--- Dataset extract ---
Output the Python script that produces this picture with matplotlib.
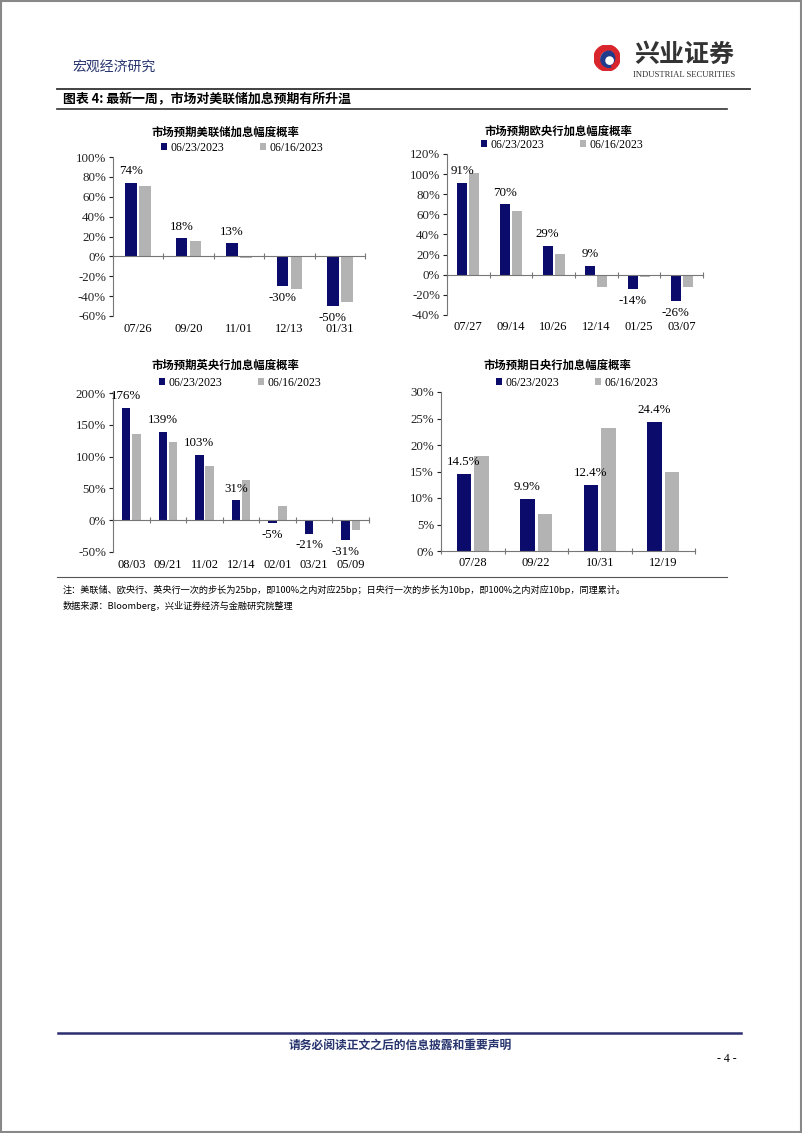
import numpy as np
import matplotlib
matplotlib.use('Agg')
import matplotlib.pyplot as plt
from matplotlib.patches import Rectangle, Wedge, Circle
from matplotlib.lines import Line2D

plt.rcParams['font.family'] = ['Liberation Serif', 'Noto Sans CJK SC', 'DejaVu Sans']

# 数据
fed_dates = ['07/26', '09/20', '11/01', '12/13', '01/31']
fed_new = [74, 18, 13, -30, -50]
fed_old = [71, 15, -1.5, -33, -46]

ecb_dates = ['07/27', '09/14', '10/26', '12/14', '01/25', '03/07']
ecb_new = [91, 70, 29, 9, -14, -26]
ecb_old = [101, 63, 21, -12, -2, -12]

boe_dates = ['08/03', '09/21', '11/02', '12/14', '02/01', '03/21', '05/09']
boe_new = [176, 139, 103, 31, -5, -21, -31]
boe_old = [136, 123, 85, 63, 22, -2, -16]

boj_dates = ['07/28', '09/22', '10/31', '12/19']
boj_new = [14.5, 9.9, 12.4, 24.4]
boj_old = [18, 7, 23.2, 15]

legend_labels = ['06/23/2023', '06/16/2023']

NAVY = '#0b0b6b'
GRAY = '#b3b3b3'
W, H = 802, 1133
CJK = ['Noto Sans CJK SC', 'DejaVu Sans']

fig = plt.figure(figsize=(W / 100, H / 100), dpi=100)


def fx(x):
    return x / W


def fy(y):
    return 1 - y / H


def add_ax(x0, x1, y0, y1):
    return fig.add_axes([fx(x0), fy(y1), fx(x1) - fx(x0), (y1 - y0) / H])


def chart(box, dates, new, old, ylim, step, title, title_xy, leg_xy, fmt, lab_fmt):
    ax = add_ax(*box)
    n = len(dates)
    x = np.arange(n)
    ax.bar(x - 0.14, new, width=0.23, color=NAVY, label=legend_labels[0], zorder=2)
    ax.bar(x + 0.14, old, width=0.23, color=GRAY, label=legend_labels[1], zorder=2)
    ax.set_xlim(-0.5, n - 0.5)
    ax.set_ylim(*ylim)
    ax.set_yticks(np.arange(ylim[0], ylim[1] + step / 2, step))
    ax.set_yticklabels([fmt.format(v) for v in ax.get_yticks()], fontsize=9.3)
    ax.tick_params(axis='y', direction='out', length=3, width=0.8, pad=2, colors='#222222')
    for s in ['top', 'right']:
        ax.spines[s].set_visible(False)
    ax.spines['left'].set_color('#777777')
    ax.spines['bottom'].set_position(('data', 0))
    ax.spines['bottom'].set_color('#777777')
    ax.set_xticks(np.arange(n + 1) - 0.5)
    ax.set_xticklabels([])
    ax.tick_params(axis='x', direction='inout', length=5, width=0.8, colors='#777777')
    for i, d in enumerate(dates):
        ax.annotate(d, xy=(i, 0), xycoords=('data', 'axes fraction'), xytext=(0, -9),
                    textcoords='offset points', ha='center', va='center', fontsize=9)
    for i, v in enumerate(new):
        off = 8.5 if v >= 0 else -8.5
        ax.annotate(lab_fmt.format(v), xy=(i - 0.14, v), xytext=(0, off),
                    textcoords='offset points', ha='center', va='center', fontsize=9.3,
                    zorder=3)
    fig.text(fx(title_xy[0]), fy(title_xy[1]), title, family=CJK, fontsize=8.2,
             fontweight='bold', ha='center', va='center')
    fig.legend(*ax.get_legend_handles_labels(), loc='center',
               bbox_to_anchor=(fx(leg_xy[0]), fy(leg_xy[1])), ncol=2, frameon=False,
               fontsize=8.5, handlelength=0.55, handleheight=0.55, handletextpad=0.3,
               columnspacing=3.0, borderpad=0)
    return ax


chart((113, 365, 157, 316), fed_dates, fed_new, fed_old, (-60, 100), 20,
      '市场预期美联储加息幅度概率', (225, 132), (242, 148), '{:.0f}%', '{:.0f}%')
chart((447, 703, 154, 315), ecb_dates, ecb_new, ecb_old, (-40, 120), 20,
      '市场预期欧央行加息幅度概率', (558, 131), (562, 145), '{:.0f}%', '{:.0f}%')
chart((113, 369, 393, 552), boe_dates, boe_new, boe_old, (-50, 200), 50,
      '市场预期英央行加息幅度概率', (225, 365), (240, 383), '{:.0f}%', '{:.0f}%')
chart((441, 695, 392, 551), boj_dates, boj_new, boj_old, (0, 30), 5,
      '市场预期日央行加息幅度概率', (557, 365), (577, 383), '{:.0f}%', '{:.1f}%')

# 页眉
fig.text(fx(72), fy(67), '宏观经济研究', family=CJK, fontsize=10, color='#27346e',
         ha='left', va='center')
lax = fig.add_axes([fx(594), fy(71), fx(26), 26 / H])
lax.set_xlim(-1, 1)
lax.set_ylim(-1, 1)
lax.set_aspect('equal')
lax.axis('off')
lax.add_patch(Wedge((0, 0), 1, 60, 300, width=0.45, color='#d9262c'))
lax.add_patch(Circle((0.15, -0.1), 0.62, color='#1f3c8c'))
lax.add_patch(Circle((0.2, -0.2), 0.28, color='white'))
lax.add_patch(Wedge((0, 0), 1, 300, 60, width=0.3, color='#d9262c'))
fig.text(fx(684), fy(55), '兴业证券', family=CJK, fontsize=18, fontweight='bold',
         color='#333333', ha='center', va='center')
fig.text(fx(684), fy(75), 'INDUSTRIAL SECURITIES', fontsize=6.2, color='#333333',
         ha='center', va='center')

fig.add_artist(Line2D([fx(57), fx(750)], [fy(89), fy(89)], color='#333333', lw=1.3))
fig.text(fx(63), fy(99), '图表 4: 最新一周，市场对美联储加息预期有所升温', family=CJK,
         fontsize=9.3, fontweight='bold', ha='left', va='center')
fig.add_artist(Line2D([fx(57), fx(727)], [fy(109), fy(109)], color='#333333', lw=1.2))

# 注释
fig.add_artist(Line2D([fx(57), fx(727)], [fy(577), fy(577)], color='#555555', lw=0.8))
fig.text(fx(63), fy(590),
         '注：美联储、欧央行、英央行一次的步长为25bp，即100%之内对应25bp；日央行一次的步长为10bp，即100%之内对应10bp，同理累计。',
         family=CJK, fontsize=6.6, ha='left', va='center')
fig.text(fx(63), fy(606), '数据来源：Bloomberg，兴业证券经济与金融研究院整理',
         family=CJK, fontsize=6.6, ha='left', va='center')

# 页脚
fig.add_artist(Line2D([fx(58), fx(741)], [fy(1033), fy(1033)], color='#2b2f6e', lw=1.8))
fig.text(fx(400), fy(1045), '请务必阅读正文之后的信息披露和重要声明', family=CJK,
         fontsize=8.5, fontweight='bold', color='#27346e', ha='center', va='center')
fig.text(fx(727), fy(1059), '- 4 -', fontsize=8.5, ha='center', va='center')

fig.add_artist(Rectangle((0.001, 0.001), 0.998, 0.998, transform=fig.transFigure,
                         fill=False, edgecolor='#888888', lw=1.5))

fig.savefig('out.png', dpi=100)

--- Stated problem ---
Transcribe the listing in full and omit the pictures.

--- Task result ---
Output the Python script that produces this picture with matplotlib.
import numpy as np
import matplotlib
matplotlib.use('Agg')
import matplotlib.pyplot as plt
from matplotlib.patches import Rectangle, Wedge, Circle
from matplotlib.lines import Line2D

plt.rcParams['font.family'] = ['Liberation Serif', 'Noto Sans CJK SC', 'DejaVu Sans']

# 数据
fed_dates = ['07/26', '09/20', '11/01', '12/13', '01/31']
fed_new = [74, 18, 13, -30, -50]
fed_old = [71, 15, -1.5, -33, -46]

ecb_dates = ['07/27', '09/14', '10/26', '12/14', '01/25', '03/07']
ecb_new = [91, 70, 29, 9, -14, -26]
ecb_old = [101, 63, 21, -12, -2, -12]

boe_dates = ['08/03', '09/21', '11/02', '12/14', '02/01', '03/21', '05/09']
boe_new = [176, 139, 103, 31, -5, -21, -31]
boe_old = [136, 123, 85, 63, 22, -2, -16]

boj_dates = ['07/28', '09/22', '10/31', '12/19']
boj_new = [14.5, 9.9, 12.4, 24.4]
boj_old = [18, 7, 23.2, 15]

legend_labels = ['06/23/2023', '06/16/2023']

NAVY = '#0b0b6b'
GRAY = '#b3b3b3'
W, H = 802, 1133
CJK = ['Noto Sans CJK SC', 'DejaVu Sans']

fig = plt.figure(figsize=(W / 100, H / 100), dpi=100)


def fx(x):
    return x / W


def fy(y):
    return 1 - y / H


def add_ax(x0, x1, y0, y1):
    return fig.add_axes([fx(x0), fy(y1), fx(x1) - fx(x0), (y1 - y0) / H])


def chart(box, dates, new, old, ylim, step, title, title_xy, leg_xy, fmt, lab_fmt):
    ax = add_ax(*box)
    n = len(dates)
    x = np.arange(n)
    ax.bar(x - 0.14, new, width=0.23, color=NAVY, label=legend_labels[0], zorder=2)
    ax.bar(x + 0.14, old, width=0.23, color=GRAY, label=legend_labels[1], zorder=2)
    ax.set_xlim(-0.5, n - 0.5)
    ax.set_ylim(*ylim)
    ax.set_yticks(np.arange(ylim[0], ylim[1] + step / 2, step))
    ax.set_yticklabels([fmt.format(v) for v in ax.get_yticks()], fontsize=9.3)
    ax.tick_params(axis='y', direction='out', length=3, width=0.8, pad=2, colors='#222222')
    for s in ['top', 'right']:
        ax.spines[s].set_visible(False)
    ax.spines['left'].set_color('#777777')
    ax.spines['bottom'].set_position(('data', 0))
    ax.spines['bottom'].set_color('#777777')
    ax.set_xticks(np.arange(n + 1) - 0.5)
    ax.set_xticklabels([])
    ax.tick_params(axis='x', direction='inout', length=5, width=0.8, colors='#777777')
    for i, d in enumerate(dates):
        ax.annotate(d, xy=(i, 0), xycoords=('data', 'axes fraction'), xytext=(0, -9),
                    textcoords='offset points', ha='center', va='center', fontsize=9)
    for i, v in enumerate(new):
        off = 8.5 if v >= 0 else -8.5
        ax.annotate(lab_fmt.format(v), xy=(i - 0.14, v), xytext=(0, off),
                    textcoords='offset points', ha='center', va='center', fontsize=9.3,
                    zorder=3)
    fig.text(fx(title_xy[0]), fy(title_xy[1]), title, family=CJK, fontsize=8.2,
             fontweight='bold', ha='center', va='center')
    fig.legend(*ax.get_legend_handles_labels(), loc='center',
               bbox_to_anchor=(fx(leg_xy[0]), fy(leg_xy[1])), ncol=2, frameon=False,
               fontsize=8.5, handlelength=0.55, handleheight=0.55, handletextpad=0.3,
               columnspacing=3.0, borderpad=0)
    return ax


chart((113, 365, 157, 316), fed_dates, fed_new, fed_old, (-60, 100), 20,
      '市场预期美联储加息幅度概率', (225, 132), (242, 148), '{:.0f}%', '{:.0f}%')
chart((447, 703, 154, 315), ecb_dates, ecb_new, ecb_old, (-40, 120), 20,
      '市场预期欧央行加息幅度概率', (558, 131), (562, 145), '{:.0f}%', '{:.0f}%')
chart((113, 369, 393, 552), boe_dates, boe_new, boe_old, (-50, 200), 50,
      '市场预期英央行加息幅度概率', (225, 365), (240, 383), '{:.0f}%', '{:.0f}%')
chart((441, 695, 392, 551), boj_dates, boj_new, boj_old, (0, 30), 5,
      '市场预期日央行加息幅度概率', (557, 365), (577, 383), '{:.0f}%', '{:.1f}%')

# 页眉
fig.text(fx(72), fy(67), '宏观经济研究', family=CJK, fontsize=10, color='#27346e',
         ha='left', va='center')
lax = fig.add_axes([fx(594), fy(71), fx(26), 26 / H])
lax.set_xlim(-1, 1)
lax.set_ylim(-1, 1)
lax.set_aspect('equal')
lax.axis('off')
lax.add_patch(Wedge((0, 0), 1, 60, 300, width=0.45, color='#d9262c'))
lax.add_patch(Circle((0.15, -0.1), 0.62, color='#1f3c8c'))
lax.add_patch(Circle((0.2, -0.2), 0.28, color='white'))
lax.add_patch(Wedge((0, 0), 1, 300, 60, width=0.3, color='#d9262c'))
fig.text(fx(684), fy(55), '兴业证券', family=CJK, fontsize=18, fontweight='bold',
         color='#333333', ha='center', va='center')
fig.text(fx(684), fy(75), 'INDUSTRIAL SECURITIES', fontsize=6.2, color='#333333',
         ha='center', va='center')

fig.add_artist(Line2D([fx(57), fx(750)], [fy(89), fy(89)], color='#333333', lw=1.3))
fig.text(fx(63), fy(99), '图表 4: 最新一周，市场对美联储加息预期有所升温', family=CJK,
         fontsize=9.3, fontweight='bold', ha='left', va='center')
fig.add_artist(Line2D([fx(57), fx(727)], [fy(109), fy(109)], color='#333333', lw=1.2))

# 注释
fig.add_artist(Line2D([fx(57), fx(727)], [fy(577), fy(577)], color='#555555', lw=0.8))
fig.text(fx(63), fy(590),
         '注：美联储、欧央行、英央行一次的步长为25bp，即100%之内对应25bp；日央行一次的步长为10bp，即100%之内对应10bp，同理累计。',
         family=CJK, fontsize=6.6, ha='left', va='center')
fig.text(fx(63), fy(606), '数据来源：Bloomberg，兴业证券经济与金融研究院整理',
         family=CJK, fontsize=6.6, ha='left', va='center')

# 页脚
fig.add_artist(Line2D([fx(58), fx(741)], [fy(1033), fy(1033)], color='#2b2f6e', lw=1.8))
fig.text(fx(400), fy(1045), '请务必阅读正文之后的信息披露和重要声明', family=CJK,
         fontsize=8.5, fontweight='bold', color='#27346e', ha='center', va='center')
fig.text(fx(727), fy(1059), '- 4 -', fontsize=8.5, ha='center', va='center')

fig.add_artist(Rectangle((0.001, 0.001), 0.998, 0.998, transform=fig.transFigure,
                         fill=False, edgecolor='#888888', lw=1.5))

fig.savefig('out.png', dpi=100)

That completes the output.